I admit it, I'm slow on the uptake, but I had a lightbulb moment David Kernohan pointed me at Donald Clark's post on MOOCs "More action in 1 year than 1000" (no hype there then). As Brian Lamb has reported a wikipedia edit battle around MOOCs to remove the early MOOCers such as David Wiley and George Siemens from the picture has also taken place. Initially I thought this was just a bit of ignorance, but Clark's post made me understand - it is part of a wider narrative to portray MOOCs as a commercial solution that is sweeping away the complacency of higher education.
So Clark dismisses the impact of early MOOCers, claiming it was Khan that caused it all: "It took a hedge fund manager to shake up education because he didn’t have any HE baggage." Why? Because it appeals to the narrative to have a saviour riding in from outside HE to save education. If you acknowledge that these ideas may have come from within HE then that could look like venture capitalists latching on to a good idea in universities and trying to make money from it. That doesn't sound as sexy and brave.
This is more than historical pedantry. I'm not saying all mentions of MOOCs must start with an agreed paragraph that acknowledges Downes, Wiley, Siemens, Couros, Cormier. The intention here is to create an explicit narrative, and as narratives are founded in history, it requires a careful construction of this to support the ongoing story. The narrative goes something like:
- Higher education is irretrievably broken
- MOOCs have come along from outside and shown how it can be done for free and at scale
- MOOCs can answer all your education issues and make a profit
Why do people like this narrative? For three reasons I'd suggest:
- It's sexy and revolutionary
- They have a commercial interest in it being accepted
- It appeals to their ego ("I'm such a revolutionary thinker, give me a keynote")
Of course it falls apart at any detailed inspection. Clark calls MOOCs a sustainable model. Are they? At the moment they rely on those boring, haven't changed in a 1000 years universities to pay the staff to create the courses. How sustainable is that when you've had the glorious revolution? Can they really meet all educational needs? The drop-out rate is high as we know, and they tend to suit experienced learners. They meet some needs and can be very exciting, but as the new universal solution they'd create a lot of problems for a lot of learners (which some brave company would then arise to meet).
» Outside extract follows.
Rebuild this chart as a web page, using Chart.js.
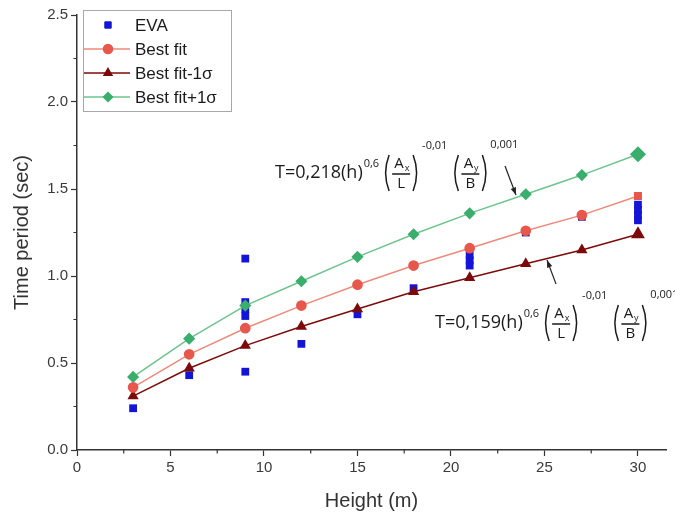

Open education wasn't sexy, it was about giving stuff away. Entrepreneurs don't like that model, hence Clark's dismissal of the OER movement (which, at the OU anyway is actually proving itself to be sustainable and part of normal business, but hey, we don't want to hear that). Universities have been around 1000 years - that must be bad, right? If a company had been around for 1000 years, I think we'd be saying it must have a pretty good model. And of course, no innovation ever comes from inside universities.
And all this takes away from the really good stuff in MOOCs. I love MOOCs, they advance open education, they allow experimentation, they do shake up thinking in a good way, they raise the profile of teaching. This is good, exciting stuff.
On Twitter Mike Caulfield said it reminded him of this clip:
So I know Clark is just trolling for attention and one shouldn't respond, but it's worth highlighting this nonsense when it arises because it seeps in and reinforces the new narrative. Don't be mistaken, there is a genuine battle for the future happening here, and it starts by rewriting the past.